→ Exercise task:
Copy every line of the material below word for word.

→ Raw data:
- - - - - - -

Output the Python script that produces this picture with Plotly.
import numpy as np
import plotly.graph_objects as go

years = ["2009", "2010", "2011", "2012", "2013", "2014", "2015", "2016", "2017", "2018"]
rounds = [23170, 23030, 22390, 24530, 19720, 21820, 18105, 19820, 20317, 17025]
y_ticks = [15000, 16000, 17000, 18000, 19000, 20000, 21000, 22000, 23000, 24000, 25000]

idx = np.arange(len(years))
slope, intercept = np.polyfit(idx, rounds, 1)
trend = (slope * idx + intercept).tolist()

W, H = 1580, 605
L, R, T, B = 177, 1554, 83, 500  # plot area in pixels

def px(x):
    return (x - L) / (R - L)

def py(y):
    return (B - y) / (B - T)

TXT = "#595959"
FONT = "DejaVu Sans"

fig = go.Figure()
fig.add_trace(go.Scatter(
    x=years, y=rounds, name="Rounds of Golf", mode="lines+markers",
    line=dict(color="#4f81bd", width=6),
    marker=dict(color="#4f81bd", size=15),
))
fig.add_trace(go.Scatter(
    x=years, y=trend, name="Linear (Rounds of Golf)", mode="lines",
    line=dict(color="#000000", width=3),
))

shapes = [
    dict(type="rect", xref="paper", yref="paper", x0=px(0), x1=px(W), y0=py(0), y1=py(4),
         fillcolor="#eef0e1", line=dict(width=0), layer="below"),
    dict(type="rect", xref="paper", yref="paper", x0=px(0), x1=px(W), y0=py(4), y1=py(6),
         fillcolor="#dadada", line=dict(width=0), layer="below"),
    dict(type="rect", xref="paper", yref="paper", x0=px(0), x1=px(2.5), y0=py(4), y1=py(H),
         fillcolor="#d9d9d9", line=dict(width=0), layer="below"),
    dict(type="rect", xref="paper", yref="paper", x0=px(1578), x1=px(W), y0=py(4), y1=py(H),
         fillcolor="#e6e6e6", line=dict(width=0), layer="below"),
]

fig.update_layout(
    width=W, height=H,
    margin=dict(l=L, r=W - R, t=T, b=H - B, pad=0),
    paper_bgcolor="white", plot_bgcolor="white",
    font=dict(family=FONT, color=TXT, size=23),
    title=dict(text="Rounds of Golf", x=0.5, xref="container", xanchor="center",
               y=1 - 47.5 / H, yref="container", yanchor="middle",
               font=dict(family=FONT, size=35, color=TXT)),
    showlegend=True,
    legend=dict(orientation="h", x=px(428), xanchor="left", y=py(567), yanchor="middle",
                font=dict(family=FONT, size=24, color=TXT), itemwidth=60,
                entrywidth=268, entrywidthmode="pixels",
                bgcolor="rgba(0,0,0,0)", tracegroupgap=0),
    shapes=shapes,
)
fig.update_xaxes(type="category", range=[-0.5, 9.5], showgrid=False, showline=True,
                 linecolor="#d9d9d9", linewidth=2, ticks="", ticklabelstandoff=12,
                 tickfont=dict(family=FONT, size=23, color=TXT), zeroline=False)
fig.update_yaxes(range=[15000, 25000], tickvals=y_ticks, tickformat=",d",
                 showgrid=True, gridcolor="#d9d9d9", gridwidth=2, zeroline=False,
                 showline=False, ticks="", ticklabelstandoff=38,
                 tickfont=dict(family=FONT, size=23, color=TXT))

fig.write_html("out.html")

- - - - - - -

→ Solution for this problem:
Output the Python script that produces this picture with Plotly.
import numpy as np
import plotly.graph_objects as go

years = ["2009", "2010", "2011", "2012", "2013", "2014", "2015", "2016", "2017", "2018"]
rounds = [23170, 23030, 22390, 24530, 19720, 21820, 18105, 19820, 20317, 17025]
y_ticks = [15000, 16000, 17000, 18000, 19000, 20000, 21000, 22000, 23000, 24000, 25000]

idx = np.arange(len(years))
slope, intercept = np.polyfit(idx, rounds, 1)
trend = (slope * idx + intercept).tolist()

W, H = 1580, 605
L, R, T, B = 177, 1554, 83, 500  # plot area in pixels

def px(x):
    return (x - L) / (R - L)

def py(y):
    return (B - y) / (B - T)

TXT = "#595959"
FONT = "DejaVu Sans"

fig = go.Figure()
fig.add_trace(go.Scatter(
    x=years, y=rounds, name="Rounds of Golf", mode="lines+markers",
    line=dict(color="#4f81bd", width=6),
    marker=dict(color="#4f81bd", size=15),
))
fig.add_trace(go.Scatter(
    x=years, y=trend, name="Linear (Rounds of Golf)", mode="lines",
    line=dict(color="#000000", width=3),
))

shapes = [
    dict(type="rect", xref="paper", yref="paper", x0=px(0), x1=px(W), y0=py(0), y1=py(4),
         fillcolor="#eef0e1", line=dict(width=0), layer="below"),
    dict(type="rect", xref="paper", yref="paper", x0=px(0), x1=px(W), y0=py(4), y1=py(6),
         fillcolor="#dadada", line=dict(width=0), layer="below"),
    dict(type="rect", xref="paper", yref="paper", x0=px(0), x1=px(2.5), y0=py(4), y1=py(H),
         fillcolor="#d9d9d9", line=dict(width=0), layer="below"),
    dict(type="rect", xref="paper", yref="paper", x0=px(1578), x1=px(W), y0=py(4), y1=py(H),
         fillcolor="#e6e6e6", line=dict(width=0), layer="below"),
]

fig.update_layout(
    width=W, height=H,
    margin=dict(l=L, r=W - R, t=T, b=H - B, pad=0),
    paper_bgcolor="white", plot_bgcolor="white",
    font=dict(family=FONT, color=TXT, size=23),
    title=dict(text="Rounds of Golf", x=0.5, xref="container", xanchor="center",
               y=1 - 47.5 / H, yref="container", yanchor="middle",
               font=dict(family=FONT, size=35, color=TXT)),
    showlegend=True,
    legend=dict(orientation="h", x=px(428), xanchor="left", y=py(567), yanchor="middle",
                font=dict(family=FONT, size=24, color=TXT), itemwidth=60,
                entrywidth=268, entrywidthmode="pixels",
                bgcolor="rgba(0,0,0,0)", tracegroupgap=0),
    shapes=shapes,
)
fig.update_xaxes(type="category", range=[-0.5, 9.5], showgrid=False, showline=True,
                 linecolor="#d9d9d9", linewidth=2, ticks="", ticklabelstandoff=12,
                 tickfont=dict(family=FONT, size=23, color=TXT), zeroline=False)
fig.update_yaxes(range=[15000, 25000], tickvals=y_ticks, tickformat=",d",
                 showgrid=True, gridcolor="#d9d9d9", gridwidth=2, zeroline=False,
                 showline=False, ticks="", ticklabelstandoff=38,
                 tickfont=dict(family=FONT, size=23, color=TXT))

fig.write_html("out.html")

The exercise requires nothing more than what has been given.